Well, it’s worth a moment’s thought on what exactly “the catch” is.  In our Western, and dare I say predominantly “American” understanding of the church, Jesus’ metaphor of “catching people” seems to mean having the personal charisma to get people to buy your product meaning get people to make a decision to dedicate themselves to supporting your religious organization with their finances and abilities.  In Western culture, an historically tried and true means of doing this is to play to personal guilt and shame.  It goes, “You’re a sinner and that has eternal consequences.  There’s forgiveness available here.  Buy in.”  In the wake of the self-help movement, there’s been a shift in the message to “You are broken.  There’s wholeness available here.  Buy in or at least buy my book.”   Now that we live in a consumeristic society where the majority of people live under that horrible institution of debt slavery, the message of “There’s abundance available here, if you buy in” is very effective.  Then, there’s the really sinister “people catchers” who prey on people who have significant to life-threatening health issues, saying, “Believe and you will be healed, but you have to show your belief by buying in.  What you’re not being healed?  You don’t believe enough.  Buy in some more.”  

This Western and predominantly American model of “catching people” just seems to be little more than a belief that life’s problems can be made to magically go away through faith.  This thing called faith seems to be little more than magical thinking with respect to God that that God promises to fix our lives and the fix can only be activated by a financial exchange offered to an individual with charisma who is making the promise that God will a fix to your life by giving to this ministry generously.  Then, the validity or success of these efforts to catch people is judged by the size of the catch, which is the number of people you can get in the boat and of course the loot. 

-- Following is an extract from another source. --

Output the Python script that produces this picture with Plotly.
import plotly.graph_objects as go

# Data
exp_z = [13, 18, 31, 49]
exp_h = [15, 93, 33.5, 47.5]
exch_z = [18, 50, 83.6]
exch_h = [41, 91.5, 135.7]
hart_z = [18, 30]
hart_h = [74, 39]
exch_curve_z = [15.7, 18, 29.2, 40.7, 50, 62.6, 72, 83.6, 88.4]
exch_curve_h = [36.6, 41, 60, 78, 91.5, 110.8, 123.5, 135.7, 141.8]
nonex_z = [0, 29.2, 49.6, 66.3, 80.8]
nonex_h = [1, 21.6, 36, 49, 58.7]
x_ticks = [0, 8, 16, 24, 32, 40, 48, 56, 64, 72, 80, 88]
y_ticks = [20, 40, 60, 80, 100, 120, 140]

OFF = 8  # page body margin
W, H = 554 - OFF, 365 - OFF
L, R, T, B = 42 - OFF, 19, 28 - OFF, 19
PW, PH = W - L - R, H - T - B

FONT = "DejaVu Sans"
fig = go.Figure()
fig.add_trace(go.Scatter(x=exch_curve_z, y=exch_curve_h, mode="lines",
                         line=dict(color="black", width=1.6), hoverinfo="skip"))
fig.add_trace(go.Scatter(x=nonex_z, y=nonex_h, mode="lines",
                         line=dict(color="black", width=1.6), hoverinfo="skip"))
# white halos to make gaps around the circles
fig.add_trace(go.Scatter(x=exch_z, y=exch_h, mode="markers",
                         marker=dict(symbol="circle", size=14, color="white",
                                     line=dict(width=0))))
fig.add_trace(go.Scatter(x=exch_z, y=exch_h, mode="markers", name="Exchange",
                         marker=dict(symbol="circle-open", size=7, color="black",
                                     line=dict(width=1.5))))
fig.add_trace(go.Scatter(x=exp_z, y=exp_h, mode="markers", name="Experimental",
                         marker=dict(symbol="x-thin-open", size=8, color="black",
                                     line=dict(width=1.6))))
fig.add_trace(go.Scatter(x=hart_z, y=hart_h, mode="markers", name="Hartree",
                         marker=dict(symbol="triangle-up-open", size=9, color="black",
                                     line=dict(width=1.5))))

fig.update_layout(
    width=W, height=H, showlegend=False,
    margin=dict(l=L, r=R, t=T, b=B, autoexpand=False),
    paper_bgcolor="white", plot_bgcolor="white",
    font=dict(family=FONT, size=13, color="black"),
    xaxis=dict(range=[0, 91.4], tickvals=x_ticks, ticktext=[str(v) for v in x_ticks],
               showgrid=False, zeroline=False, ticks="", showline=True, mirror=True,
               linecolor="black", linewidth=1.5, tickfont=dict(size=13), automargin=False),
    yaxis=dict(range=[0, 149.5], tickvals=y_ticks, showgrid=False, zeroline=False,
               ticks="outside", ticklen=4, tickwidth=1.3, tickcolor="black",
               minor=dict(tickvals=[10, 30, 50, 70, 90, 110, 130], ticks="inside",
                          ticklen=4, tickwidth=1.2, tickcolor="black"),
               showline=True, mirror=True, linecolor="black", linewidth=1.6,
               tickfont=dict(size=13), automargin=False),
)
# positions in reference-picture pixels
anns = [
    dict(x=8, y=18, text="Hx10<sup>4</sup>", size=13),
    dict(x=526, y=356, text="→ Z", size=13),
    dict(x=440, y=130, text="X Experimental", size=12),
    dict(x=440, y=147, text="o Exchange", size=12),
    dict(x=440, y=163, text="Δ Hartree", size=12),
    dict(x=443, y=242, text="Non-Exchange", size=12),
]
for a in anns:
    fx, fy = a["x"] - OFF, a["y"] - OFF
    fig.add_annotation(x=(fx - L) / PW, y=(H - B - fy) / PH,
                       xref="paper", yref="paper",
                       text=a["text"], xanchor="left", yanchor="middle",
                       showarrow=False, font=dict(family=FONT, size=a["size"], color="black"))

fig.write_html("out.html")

I’ve been using the terms “catch” and “catch people” because these are the terms Luke presents us with.  In Luke’s version of the call of the first disciples, Jesus does not tell Peter and the others “Follow me and I will make you fishers of people” as he does in Matthew and Mark.  Here, after a nothing short of a miracle “catch”, Peter comes and kneels before Jesus calling him Lord.  He says, “Go away from me, Lord, for I am a disrespectful man.”  The only person a Jew calls “Lord” is God.  Peter knows he is somehow in the presence of God.  He knows he has lived dishonorably and probably, like we all do, blamed God for it.  I used the word “disrespectful” here rather than “sinful”. “Sinful” is a word loaded with a lot of unhelpful, historical theological baggage from being used by coercive people in our culture to “catch people” by playing on our sense of guilt and shame.  There are better words to use.  Jesus looked past Peter’s confession and says, “Do not be afraid, from now on you will catch people.”  

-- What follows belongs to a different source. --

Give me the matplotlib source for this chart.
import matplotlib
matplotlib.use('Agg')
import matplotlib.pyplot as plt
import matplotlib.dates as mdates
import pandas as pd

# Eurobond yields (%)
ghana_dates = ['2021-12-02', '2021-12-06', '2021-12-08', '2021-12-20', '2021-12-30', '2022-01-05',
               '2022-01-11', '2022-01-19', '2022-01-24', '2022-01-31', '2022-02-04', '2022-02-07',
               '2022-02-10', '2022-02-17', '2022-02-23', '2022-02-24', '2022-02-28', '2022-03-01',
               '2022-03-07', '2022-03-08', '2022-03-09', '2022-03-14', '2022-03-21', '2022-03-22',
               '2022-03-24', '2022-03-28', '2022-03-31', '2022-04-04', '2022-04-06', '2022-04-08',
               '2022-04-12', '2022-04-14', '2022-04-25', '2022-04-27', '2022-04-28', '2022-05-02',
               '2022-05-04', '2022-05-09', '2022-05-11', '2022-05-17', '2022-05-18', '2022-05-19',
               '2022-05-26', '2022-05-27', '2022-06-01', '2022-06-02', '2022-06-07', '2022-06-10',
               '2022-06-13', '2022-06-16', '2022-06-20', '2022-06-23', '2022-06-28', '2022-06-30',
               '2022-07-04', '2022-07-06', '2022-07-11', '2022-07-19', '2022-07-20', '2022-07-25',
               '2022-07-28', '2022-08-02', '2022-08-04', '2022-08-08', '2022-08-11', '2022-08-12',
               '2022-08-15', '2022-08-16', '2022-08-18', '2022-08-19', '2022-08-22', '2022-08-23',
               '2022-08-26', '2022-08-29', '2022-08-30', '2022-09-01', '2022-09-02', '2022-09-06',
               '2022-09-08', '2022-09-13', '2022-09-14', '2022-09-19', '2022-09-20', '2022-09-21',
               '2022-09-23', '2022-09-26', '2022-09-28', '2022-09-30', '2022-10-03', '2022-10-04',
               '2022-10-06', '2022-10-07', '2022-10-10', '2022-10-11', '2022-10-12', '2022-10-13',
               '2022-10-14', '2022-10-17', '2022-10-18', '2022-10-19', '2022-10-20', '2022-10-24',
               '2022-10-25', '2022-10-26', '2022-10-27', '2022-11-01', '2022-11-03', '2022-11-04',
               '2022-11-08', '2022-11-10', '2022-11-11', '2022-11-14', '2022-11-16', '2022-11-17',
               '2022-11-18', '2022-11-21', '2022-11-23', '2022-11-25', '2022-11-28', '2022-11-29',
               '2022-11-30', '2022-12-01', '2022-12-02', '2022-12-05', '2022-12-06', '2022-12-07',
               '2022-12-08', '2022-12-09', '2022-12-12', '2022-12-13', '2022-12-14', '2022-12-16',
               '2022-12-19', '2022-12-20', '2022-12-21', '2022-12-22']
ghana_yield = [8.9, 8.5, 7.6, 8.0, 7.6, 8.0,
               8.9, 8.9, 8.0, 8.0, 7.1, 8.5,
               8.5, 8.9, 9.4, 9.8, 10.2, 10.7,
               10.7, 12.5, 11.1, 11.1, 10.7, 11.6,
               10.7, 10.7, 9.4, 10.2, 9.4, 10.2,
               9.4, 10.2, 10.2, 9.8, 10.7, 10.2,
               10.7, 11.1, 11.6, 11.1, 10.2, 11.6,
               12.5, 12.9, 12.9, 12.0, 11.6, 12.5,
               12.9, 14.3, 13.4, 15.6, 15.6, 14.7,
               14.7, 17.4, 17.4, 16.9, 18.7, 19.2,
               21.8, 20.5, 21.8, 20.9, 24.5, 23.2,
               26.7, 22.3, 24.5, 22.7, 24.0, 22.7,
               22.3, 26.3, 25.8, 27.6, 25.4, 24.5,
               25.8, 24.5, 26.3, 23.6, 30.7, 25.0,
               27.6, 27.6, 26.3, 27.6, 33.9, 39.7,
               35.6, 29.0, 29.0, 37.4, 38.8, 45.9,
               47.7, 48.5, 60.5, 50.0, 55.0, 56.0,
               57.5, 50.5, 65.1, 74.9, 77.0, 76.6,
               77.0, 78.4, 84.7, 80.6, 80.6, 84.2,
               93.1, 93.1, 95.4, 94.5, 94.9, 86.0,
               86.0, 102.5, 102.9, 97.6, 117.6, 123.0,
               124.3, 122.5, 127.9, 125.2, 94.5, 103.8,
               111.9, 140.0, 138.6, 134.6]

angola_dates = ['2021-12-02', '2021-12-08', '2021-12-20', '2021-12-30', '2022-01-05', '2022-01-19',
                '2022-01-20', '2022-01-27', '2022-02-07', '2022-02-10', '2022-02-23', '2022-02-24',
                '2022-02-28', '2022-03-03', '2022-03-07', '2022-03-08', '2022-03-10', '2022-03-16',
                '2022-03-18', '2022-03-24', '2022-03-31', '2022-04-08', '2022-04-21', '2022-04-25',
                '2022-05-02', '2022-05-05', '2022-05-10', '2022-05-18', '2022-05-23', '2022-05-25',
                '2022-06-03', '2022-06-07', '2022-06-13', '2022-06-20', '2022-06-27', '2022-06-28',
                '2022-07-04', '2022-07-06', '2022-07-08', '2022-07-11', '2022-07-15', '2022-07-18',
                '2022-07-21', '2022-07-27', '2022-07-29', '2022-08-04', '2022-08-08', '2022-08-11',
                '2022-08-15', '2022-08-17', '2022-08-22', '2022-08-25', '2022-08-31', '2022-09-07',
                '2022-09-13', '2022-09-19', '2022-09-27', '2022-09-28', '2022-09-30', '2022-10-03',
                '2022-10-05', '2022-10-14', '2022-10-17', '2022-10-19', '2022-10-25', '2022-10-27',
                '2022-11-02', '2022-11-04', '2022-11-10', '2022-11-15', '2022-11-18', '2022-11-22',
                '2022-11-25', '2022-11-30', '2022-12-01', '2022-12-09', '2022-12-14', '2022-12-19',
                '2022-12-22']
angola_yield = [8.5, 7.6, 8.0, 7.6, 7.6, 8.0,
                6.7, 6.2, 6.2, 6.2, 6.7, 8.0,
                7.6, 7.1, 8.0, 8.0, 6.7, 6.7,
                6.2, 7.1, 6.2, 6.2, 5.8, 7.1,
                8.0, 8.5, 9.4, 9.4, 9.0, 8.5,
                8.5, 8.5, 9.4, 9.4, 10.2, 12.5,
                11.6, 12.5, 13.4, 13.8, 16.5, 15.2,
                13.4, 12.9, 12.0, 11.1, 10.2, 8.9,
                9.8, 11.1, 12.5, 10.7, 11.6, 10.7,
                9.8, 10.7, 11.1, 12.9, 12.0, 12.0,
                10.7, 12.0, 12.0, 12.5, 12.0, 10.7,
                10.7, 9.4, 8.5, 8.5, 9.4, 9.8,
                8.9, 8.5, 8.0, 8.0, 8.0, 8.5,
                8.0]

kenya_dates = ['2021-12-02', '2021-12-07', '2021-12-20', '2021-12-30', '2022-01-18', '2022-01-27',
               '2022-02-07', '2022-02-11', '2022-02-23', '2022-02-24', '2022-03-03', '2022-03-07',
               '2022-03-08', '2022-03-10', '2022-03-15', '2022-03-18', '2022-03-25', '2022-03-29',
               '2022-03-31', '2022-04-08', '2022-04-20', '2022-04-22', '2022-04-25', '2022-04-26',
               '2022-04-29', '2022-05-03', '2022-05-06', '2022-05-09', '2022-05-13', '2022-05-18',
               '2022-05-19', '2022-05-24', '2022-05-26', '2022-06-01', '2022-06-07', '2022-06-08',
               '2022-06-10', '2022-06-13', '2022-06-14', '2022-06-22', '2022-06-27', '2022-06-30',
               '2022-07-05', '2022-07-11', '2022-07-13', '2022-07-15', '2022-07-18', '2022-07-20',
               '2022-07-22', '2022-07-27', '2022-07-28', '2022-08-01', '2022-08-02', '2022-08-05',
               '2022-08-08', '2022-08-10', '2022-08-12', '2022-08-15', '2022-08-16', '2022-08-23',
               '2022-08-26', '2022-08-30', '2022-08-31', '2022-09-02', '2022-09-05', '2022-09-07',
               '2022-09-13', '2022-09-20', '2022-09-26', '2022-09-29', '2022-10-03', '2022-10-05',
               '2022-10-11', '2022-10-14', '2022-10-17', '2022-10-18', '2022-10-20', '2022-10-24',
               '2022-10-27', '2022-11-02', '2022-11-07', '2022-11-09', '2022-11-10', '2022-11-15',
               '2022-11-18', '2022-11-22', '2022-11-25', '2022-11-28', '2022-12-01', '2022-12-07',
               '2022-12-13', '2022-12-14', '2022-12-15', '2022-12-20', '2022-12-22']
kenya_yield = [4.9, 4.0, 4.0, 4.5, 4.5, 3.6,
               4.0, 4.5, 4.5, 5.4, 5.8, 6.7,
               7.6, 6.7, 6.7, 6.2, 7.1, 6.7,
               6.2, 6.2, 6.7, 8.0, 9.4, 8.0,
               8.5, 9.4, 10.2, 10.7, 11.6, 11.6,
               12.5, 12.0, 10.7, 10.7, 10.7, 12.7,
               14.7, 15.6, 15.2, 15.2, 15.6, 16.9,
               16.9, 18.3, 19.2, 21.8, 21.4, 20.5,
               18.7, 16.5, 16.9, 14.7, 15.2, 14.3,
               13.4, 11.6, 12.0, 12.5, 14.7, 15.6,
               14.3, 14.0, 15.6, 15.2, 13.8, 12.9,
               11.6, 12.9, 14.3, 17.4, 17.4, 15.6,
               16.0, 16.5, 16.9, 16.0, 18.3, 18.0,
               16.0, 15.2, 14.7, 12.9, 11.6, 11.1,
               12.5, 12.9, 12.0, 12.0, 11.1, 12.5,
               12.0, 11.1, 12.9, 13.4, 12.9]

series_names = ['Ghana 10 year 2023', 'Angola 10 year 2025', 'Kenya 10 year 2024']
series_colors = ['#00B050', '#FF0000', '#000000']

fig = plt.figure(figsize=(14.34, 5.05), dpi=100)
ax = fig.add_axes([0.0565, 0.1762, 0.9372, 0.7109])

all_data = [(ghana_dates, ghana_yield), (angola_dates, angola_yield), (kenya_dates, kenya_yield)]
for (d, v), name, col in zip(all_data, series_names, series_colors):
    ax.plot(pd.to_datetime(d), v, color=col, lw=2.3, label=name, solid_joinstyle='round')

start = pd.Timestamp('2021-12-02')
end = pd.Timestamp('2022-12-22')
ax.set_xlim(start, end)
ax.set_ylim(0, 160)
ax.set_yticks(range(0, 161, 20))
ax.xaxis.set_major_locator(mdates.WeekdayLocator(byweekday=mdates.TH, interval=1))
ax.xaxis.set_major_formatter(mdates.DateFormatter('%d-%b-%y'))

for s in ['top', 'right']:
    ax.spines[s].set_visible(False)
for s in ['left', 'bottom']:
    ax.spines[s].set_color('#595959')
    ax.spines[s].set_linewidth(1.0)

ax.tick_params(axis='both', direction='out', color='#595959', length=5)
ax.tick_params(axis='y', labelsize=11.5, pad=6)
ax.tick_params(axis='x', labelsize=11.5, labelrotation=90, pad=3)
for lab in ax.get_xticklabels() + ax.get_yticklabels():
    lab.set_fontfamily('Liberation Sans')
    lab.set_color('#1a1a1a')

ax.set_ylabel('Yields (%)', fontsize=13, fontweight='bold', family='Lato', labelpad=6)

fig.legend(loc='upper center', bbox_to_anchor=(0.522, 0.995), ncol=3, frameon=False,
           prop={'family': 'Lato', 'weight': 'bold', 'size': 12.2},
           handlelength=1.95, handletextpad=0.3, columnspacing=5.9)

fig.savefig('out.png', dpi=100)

What Jesus meant by “catch people”, in my humble opinion, is not what we’ve come to think it means in our Western predominantly American system of individualistic, self-help, big business institutional religion that we call the Christian Church.  In Greek there is a word for “the catch” which they brought in with their nets. There is a similar sounding word for the action of “catching” which means to take control of something.  Now get this, the word Jesus uses here is an interesting mix of the word for “life” stuck on to the front of the word for “to catch” – to “life-catch”.  I don’t think he’s meaning to live catch like snaring an animal to tame it or release it somewhere else.  I think he’s playing with the word the way the that the word “fishermen” gets played on in Matthew and Mark.  You were fisher-people and now you will fish for people. (Women go fishing too.)  I think Jesus is wanting this word to mean “to catch and bring to life” as Jesus had just done to Peter.  Usually when we “catch” something, the result is death.  Or, as in the days of the slave trade, “live-catching” is to take control of the life of another in a way that leads to that person’s eventual death due to being worked to death and tortured.  

But, the kind of “life-catching” that Jesus does is the opposite.  He catches us to bring us from death into life.  I just think there’s a word play going on here – to catch and bring to life.  Jesus brought Peter out of the deep water of his troubled life that he might truly live in fellowship with Jesus and his followers. 

Let me just put one more thought out there to you.  Jesus didn’t mean for Peter to “life-catch” people into an institution called the Church with buildings and priesthoods and programs.  We need to think about the work of fishing to understand what the church is to be.  If we think of fishing as just hauling the catch into the boat, then we miss the point and wind up with an institution called the church.  Taking a closer look at Luke’s account here, we see that fishing is done with partners.  When Peter fished alone, well, let’s just say his personal charisma didn’t bring any fish into the boat.  He had partners, his brother Andrew and James and John and Zebedee, and they did the work together.  It was a fellowship.  The Greek word there for “partners” is reflective of deep friendship – of true community which is indicated in the reading when James and John and Zebedee saw that Peter and Andrew were having trouble bringing in the catch and they came alongside to help.  

The church is not a boat for the haul.  The church is the fellowship of friends working together in Jesus’ work of “life-catching”, the work of bringing people to a personal encounter with Jesus that brings them to life.  The church is where friends in Christ come alongside each other and help each other.  It’s listening.  It’s unconditional love.  It can even be financial or whatever kind of support a person needs.  We can’t regard the boat as simply the place we haul the catch of fish into.  That Western predominantly American model of the church really seems to regard people as nothing more than fish for the catch.  The boat is simply space where people come out of the deep water into life in the open air, the open air where fellowship in Christ is the new way of life.  The net is just letting our fellowship, our friendship in Christ be open and available to others and actually including others as we go about this work of learning to love as Jesus has loved us each and amazed us with it. 

I said earlier that when I look back at what I’ve done in life so far it seems God calls me to places nobody else will go to do what nobody else will do and something beautiful comes of it. This loving fellowship thing is the something beautiful I’m talking about.  Hope-filled, loving fellowship that looks like Jesus is what I hope to leave behind me when God calls me to another lake.  Amen.